High Energy Astrophysics (U01432)

? Credit Points : 10 ? SCQF Level : 11 ? Acronym : PHY-5-HighEnAst

Many physical processes are important in the structure and emission of light from active galaxies. Starting from Maxwell's equations, this course develops the classical theory of radiation from an accelerated charge, and generalises to the relativistic case.
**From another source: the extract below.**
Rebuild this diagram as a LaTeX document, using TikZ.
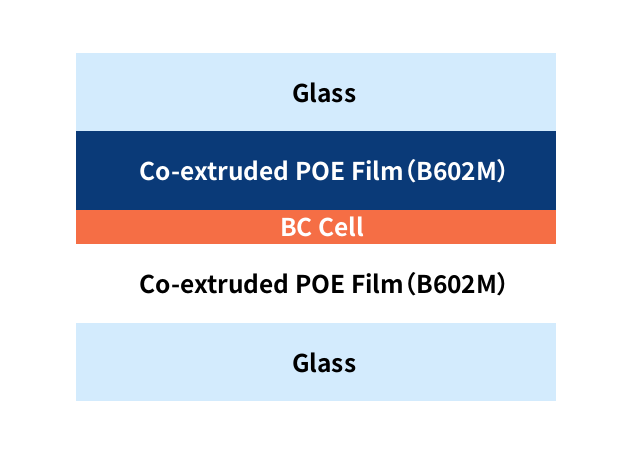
\documentclass[tikz,border=0pt]{standalone}
\usepackage{fontspec}
\setmainfont{Noto Sans CJK SC}[BoldFont={* Bold},RawFeature=+palt]
\definecolor{glass}{HTML}{D3EBFD}
\definecolor{poe}{HTML}{0A3A78}
\definecolor{cell}{HTML}{F56E45}
\begin{document}
\begin{tikzpicture}[x=1pt,y=-1pt,
  layer/.style={draw=none,anchor=north west,inner sep=0pt,minimum width=480pt},
  lbl/.style={font=\fontsize{24.5}{28}\selectfont\bfseries,anchor=base,inner sep=0pt}]
\useasboundingbox (0,0) rectangle (640,456);
\node[layer,fill=glass,minimum height=78pt] (g1) at (76,53) {};
\node[layer,fill=poe,minimum height=79pt] (p1) at (76,131) {};
\node[layer,fill=cell,minimum height=34pt] (c) at (76,210) {};
\node[layer,minimum height=79pt] (p2) at (76,244) {};
\node[layer,fill=glass,minimum height=78pt] (g2) at (76,323) {};
\node[lbl,text=black] (t1) at ([xshift=8pt,yshift=-10pt]g1.center) {Glass};
\node[lbl,text=white] (t2) at ([xshift=8.5pt,yshift=-10pt]p1.center) {Co-extruded POE Film（B602M）};
\node[lbl,text=white] (t3) at ([xshift=6pt,yshift=-9.3pt]c.center) {BC Cell};
\node[lbl,text=black] (t4) at ([xshift=8.5pt,yshift=-10pt]p2.center) {Co-extruded POE Film（B602M）};
\node[lbl,text=black] (t5) at ([xshift=8pt,yshift=-10pt]g2.center) {Glass};
\end{tikzpicture}
\end{document}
Topics include: synchrotron radiation from relativistic electrons gyrating in a magnetic field; the acceleration of particles to relativistic energies; Faraday rotation and depolarisation; loss mechanisms and their effect on the observed radiation spectrum; relativistic beaming; the nozzle mechanism for relativistic jets; bremsstrahlung.

Entry Requirements

? Pre-requisites : At least 80 credit points accrued in courses of SCQF Level 9 or 10 drawn from Schedule Q, including Physical Mathematics (PHY-3-PhMath); prior attendance at Relativistic Electrodynamics (PHY-4-ElDyn) is desirable.

Subject Areas

Home subject area

Undergraduate (School of Physics), (School of Physics, Schedule Q)

Delivery Information

? Normal year taken : 5th year

? Delivery Period : Not being delivered

? Contact Teaching Time : 2 hour(s) per week for 11 weeks

All of the following classes

Type	Day	Start	End	Area
Lecture	Monday	10:00	10:50	Other
Lecture	Thursday	10:00	10:50	Other

Summary of Intended Learning Outcomes

Upon successful completion of the course, students should be able to:

1) From Maxwell's equations, derive & solve wave equations for the electrostatic & magnetic vector potentials; discuss & apply the Lorentz condition;
2) Demonstrate that Maxwell's theory conforms to Special Relativity;
3) Define the distant zone; solve wave equation there;
4) Obtain electric & magnetic fields from the potentials in general, & in the distant zone;
5) Understand & apply the Poynting vector;
6) Derive Larmor's non-relativistic formula, & discuss effects of enhanced energy loss & beaming of radiation, for relativistically-moving charges;
7) Derive & apply the relativistic Larmor formula;
8) Demonstrate understanding of four-vectors, the summation convention, invariants;
9) Derive the orbit of a relativistic particle in a uniform magnetic field; compute its loss-rate;
10) Derive approximately the peak frequency of synchrotron radiation;
11) Show that the spectrum of synchrotron radiation is a power-law and a cutoff;
12) Argue that synchrotron radiation is polarised; derive the spectrum of radiation for a power-law energy distribution of electron; discuss synchrotron self-absorption;
13) Show that there is a minimum energy configuration to account for observed synchrotron emission;
14) Describe the physical process of diffusive shock acceleration, & derive the power-law energy slope for particles in non-relativistic shocks;
15) Derive Compton scattering effects using conservation of 4-momentum;
16) Describe inverse Compton scattering, & compute approximately its loss-rate & spectrum; describe the inverse Compton catastrophe & its importance in radio cores;
17) Discuss equipartition fields & the effect of losses on the spectrum;
18) Show how apparent superluminal motion may arise;
19) Derive & discuss Faraday rotation & its importance, & how to avoid its effects;
20) Derive the loss rate for Bremsstrahlung;
21) Discuss the physics of the Blandford & Rees jet model.